There has been growing pressure to increase the amount of tax paid by mainland companies to help pay down Puerto Rico’s public sector debt load of $74 billion and to replenish government revenues depleted during a decade-long recession. And uncertainty about whether mainland companies will be able to continue taking the full FTC in the wake of the federal Tax Cuts and Jobs Act (P.L. 115-97) has led some legislators to promote replacing the excise tax with a tax on CFC income that would be fully creditable. One of the TCJA’s key provisions requires companies to pay tax on the global intangible low-taxed income of their CFCs at an effective rate of 10.5 percent (increasing to 13.125 percent after 2025).
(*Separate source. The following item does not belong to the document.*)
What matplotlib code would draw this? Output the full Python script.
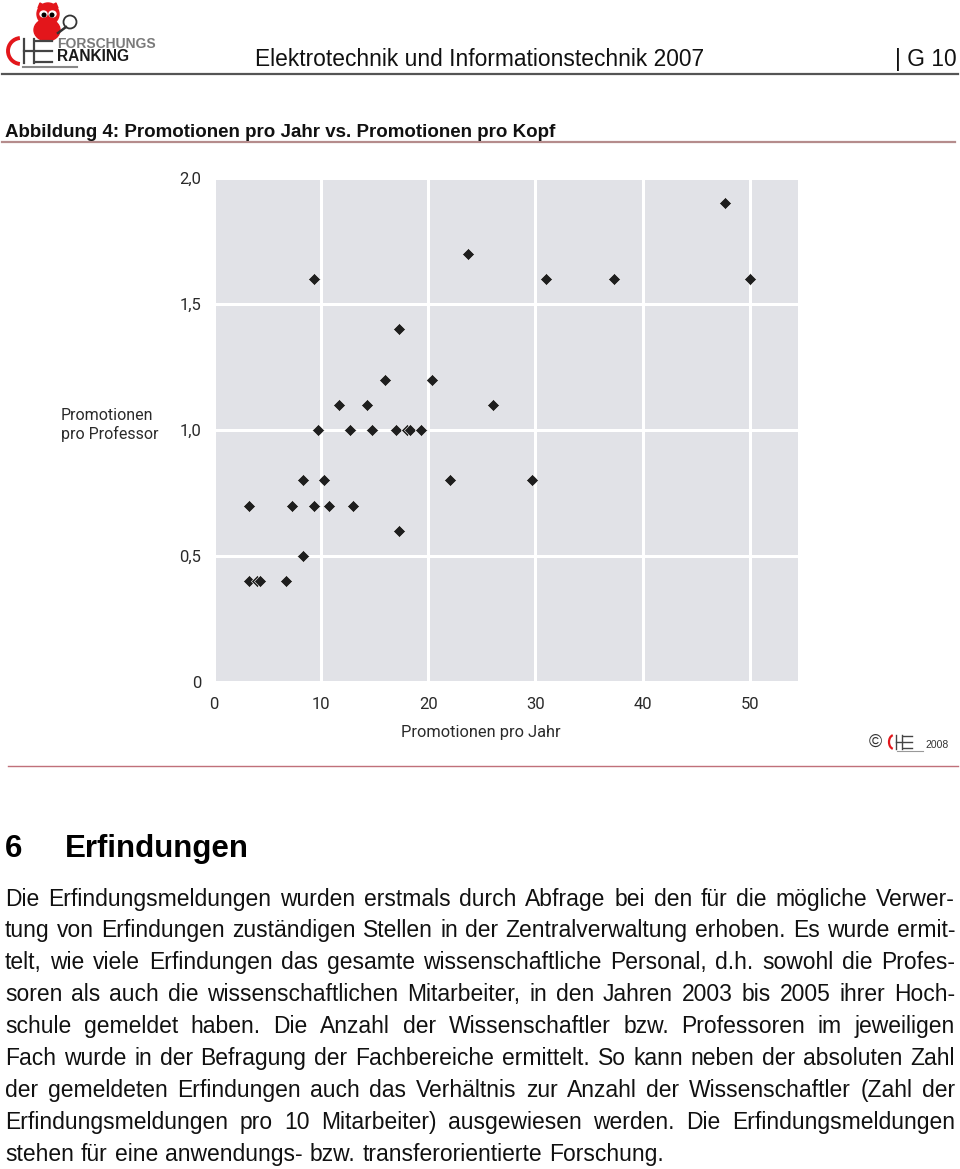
import matplotlib
matplotlib.use("Agg")
import matplotlib.pyplot as plt
from matplotlib.patches import Ellipse, Circle, Arc, Polygon
import numpy as np

# Promotionen pro Jahr (x) vs. Promotionen pro Professor (y)
promotionen_pro_jahr = [9.3, 23.7, 31.0, 37.3, 47.7, 50.0, 17.3, 16.0, 20.3, 11.7,
                        14.3, 26.0, 9.7, 12.7, 14.7, 17.0, 18.0, 18.3, 19.3, 8.3,
                        10.3, 22.0, 29.7, 3.3, 7.3, 9.3, 10.7, 13.0, 17.3, 8.3,
                        3.3, 4.0, 4.3, 6.7]
promotionen_pro_prof = [1.6, 1.7, 1.6, 1.6, 1.9, 1.6, 1.4, 1.2, 1.2, 1.1,
                        1.1, 1.1, 1.0, 1.0, 1.0, 1.0, 1.0, 1.0, 1.0, 0.8,
                        0.8, 0.8, 0.8, 0.7, 0.7, 0.7, 0.7, 0.7, 0.6, 0.5,
                        0.4, 0.4, 0.4, 0.4]
x_ticks = [0, 10, 20, 30, 40, 50]
y_ticks = [0, 0.5, 1.0, 1.5, 2.0]
y_tick_labels = ['0', '0,5', '1,0', '1,5', '2,0']

body_lines = [
    "Die Erfindungsmeldungen wurden erstmals durch Abfrage bei den für die mögliche Verwer-",
    "tung von Erfindungen zuständigen Stellen in der Zentralverwaltung erhoben. Es wurde ermit-",
    "telt, wie viele Erfindungen das gesamte wissenschaftliche Personal, d.h. sowohl die Profes-",
    "soren als auch die wissenschaftlichen Mitarbeiter, in den Jahren 2003 bis 2005 ihrer Hoch-",
    "schule gemeldet haben. Die Anzahl der Wissenschaftler bzw. Professoren im jeweiligen",
    "Fach wurde in der Befragung der Fachbereiche ermittelt. So kann neben der absoluten Zahl",
    "der gemeldeten Erfindungen auch das Verhältnis zur Anzahl der Wissenschaftler (Zahl der",
    "Erfindungsmeldungen pro 10 Mitarbeiter) ausgewiesen werden. Die Erfindungsmeldungen",
    "stehen für eine anwendungs- bzw. transferorientierte Forschung.",
]

W, H = 960, 1169
narrow = ['Roboto', 'DejaVu Sans']
arial = ['Liberation Sans', 'DejaVu Sans']

fig = plt.figure(figsize=(W / 100, H / 100), dpi=100)
fig.patch.set_facecolor('white')
renderer = fig.canvas.get_renderer()

# page overlay in pixel coordinates (y downwards)
pg = fig.add_axes([0, 0, 1, 1])
pg.set_xlim(0, W)
pg.set_ylim(H, 0)
pg.axis('off')

# --- logo ---
red = '#e3161b'
pg.add_patch(Ellipse((47, 30), 26, 22, color=red, zorder=2))
pg.add_patch(Circle((48, 14), 11, color=red, zorder=2))
pg.add_patch(Ellipse((43.5, 14), 7, 6, color='white', zorder=3))
pg.add_patch(Ellipse((52.5, 14), 7, 6, color='white', zorder=3))
pg.add_patch(Circle((44, 15), 1.8, color='black', zorder=4))
pg.add_patch(Circle((52, 15), 1.8, color='black', zorder=4))
pg.add_patch(Polygon([[40, 3], [45, 6], [38, 8]], closed=True, color=red, zorder=2))
pg.add_patch(Polygon([[56, 3], [51, 6], [58, 8]], closed=True, color=red, zorder=2))
pg.add_patch(Circle((70, 22), 6.5, fill=False, ec='#333333', lw=1.3, zorder=3))
pg.plot([66, 58], [27, 33], color='#333333', lw=1.8, zorder=3)
pg.add_patch(Arc((21, 51), 26, 26, theta1=95, theta2=265, color=red, lw=2.8))
pg.plot([24, 24], [39, 63], color='#444444', lw=1.6)
pg.plot([34, 34], [39, 63], color='#444444', lw=1.6)
pg.plot([24, 34], [51, 51], color='#444444', lw=1.6)
for yy in (41, 51, 62):
    pg.plot([36, 52], [yy, yy], color='#444444', lw=1.6)
pg.plot([23, 77], [67, 67], color='#888888', lw=1.5)
pg.text(57, 47.5, 'FORSCHUNGS', fontsize=10, fontweight='bold', color='#7a7a7a',
        family=arial, va='baseline')
pg.text(57, 61, 'RANKING', fontsize=11.2, fontweight='bold', color='#1a1a1a',
        family=arial, va='baseline')

# --- header ---
pg.text(255, 66, 'Elektrotechnik und Informationstechnik 2007', fontsize=16.4,
        family=arial, va='baseline', color='#111111')
pg.text(957, 66, '| G 10', fontsize=16.4, family=arial, va='baseline', ha='right',
        color='#111111')
pg.plot([2, 958], [74, 74], color='#555555', lw=1.6)
pg.text(5, 137, 'Abbildung 4: Promotionen pro Jahr vs. Promotionen pro Kopf',
        fontsize=13.5, fontweight='bold', family=arial, va='baseline', color='#111111')
pg.plot([2, 955], [141.5, 141.5], color='#b58c8c', lw=1.6)

# --- chart ---
ax = fig.add_axes([214 / W, 1 - 682 / H, (798 - 214) / W, (682 - 178) / H])
ax.set_facecolor('#e1e2e7')
ax.scatter(promotionen_pro_jahr, promotionen_pro_prof, marker='D', s=38,
           color='#1e1e1e', edgecolors='white', linewidths=0.4, zorder=3)
ax.set_xlim(0, 54.5)
ax.set_ylim(0, 2.0)
ax.set_xticks(x_ticks)
ax.set_yticks(y_ticks)
ax.set_yticklabels(y_tick_labels)
ax.grid(True, color='white', lw=2.2)
ax.set_axisbelow(True)
for s in ax.spines.values():
    s.set_visible(False)
ax.tick_params(length=0, labelsize=12, labelcolor='#2a2a2a')
ax.tick_params(axis='x', pad=11)
ax.tick_params(axis='y', pad=9)
for lab in ax.get_xticklabels() + ax.get_yticklabels():
    lab.set_family(narrow)
ax.set_xlabel('Promotionen pro Jahr', fontsize=11.8, family=narrow, color='#2a2a2a',
              va='center')
ax.xaxis.set_label_coords(0.457, -0.1)
ax.set_ylabel('Promotionen\npro Professor', fontsize=11.5, family=narrow, color='#2a2a2a',
              rotation=0, ha='left', va='center', multialignment='left')
ax.yaxis.set_label_coords(-0.262, 0.51)

# --- copyright mark ---
pg.text(869, 747, '©', fontsize=13, family=arial, va='baseline', color='#333333')
pg.add_patch(Arc((894, 742), 10, 14, theta1=100, theta2=260, color=red, lw=1.6))
pg.plot([896, 896], [735, 749], color='#444444', lw=1.0)
pg.plot([902, 902], [735, 749], color='#444444', lw=1.0)
pg.plot([896, 902], [742, 742], color='#444444', lw=1.0)
for yy in (736, 742, 748):
    pg.plot([903, 912], [yy, yy], color='#444444', lw=1.0)
pg.plot([897, 923], [750.5, 750.5], color='#999999', lw=0.8)
pg.text(925, 748, '2008', fontsize=7.5, family=arial, va='baseline', color='#333333')
pg.plot([8, 958], [765.5, 765.5], color='#c0707a', lw=1.0)

# --- section text ---
pg.text(5, 857, '6', fontsize=22.5, fontweight='bold', family=arial, va='baseline')
pg.text(65, 857, 'Erfindungen', fontsize=22.5, fontweight='bold', family=arial, va='baseline')

# body font size chosen so the last (unjustified) line ends where it does in the reference
probe = pg.text(0, 0, body_lines[-1], fontsize=14, family=arial)
fs = 14 * (664 - 5) / probe.get_window_extent(renderer).width
probe.remove()

x_left, x_right = 5, 955
for i, line in enumerate(body_lines):
    y = round(905.5 + 31.9 * i)   # whole pixels keep the words on one baseline
    words = line.split(' ')
    texts = [pg.text(0, y, w, fontsize=fs, family=arial, va='baseline', color='#111111')
             for w in words]
    widths = [t.get_window_extent(renderer).width for t in texts]
    if i < len(body_lines) - 1:
        gap = (x_right - x_left - sum(widths)) / (len(words) - 1)
    else:
        gap = (664 - 5 - sum(widths)) / (len(words) - 1)
    x = x_left
    for t, w in zip(texts, widths):
        t.set_x(x)
        x += w + gap

fig.savefig('out.png', dpi=100)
While foreign taxes on the non-GILTI income of a CFC can be taken in their entirety as FTCs, only 80 percent of foreign taxes paid on GILTI income are creditable under the TCJA. 

Rosselló Nevares's chief of staff, Raul Maldonado, was quoted in the El Nuevo Día article as saying the government has been lobbying the U.S. Treasury Department to allow full creditability of GILTI income. 

Jeffrey Farrow, co-chair of the President's Interagency Group on Puerto Rico during the Clinton administration, said the likelihood of Treasury taking such a step now is low. “Many experts say the credit is unconstitutional,” Farrow said. “The IRS said the credit was intended to be temporary, and Treasury Secretary [Steven] Mnuchin mentioned that temporary aspect when he was in Puerto Rico in July. For a lot of reasons I’m very skeptical, in light of all we know about the issue, that Treasury would say the [Act] 154 tax is creditable against all federal income tax liability, as opposed to its original and as-yet-unchanged position that it still hasn’t made a decision but will not challenge any companies claiming the credit.”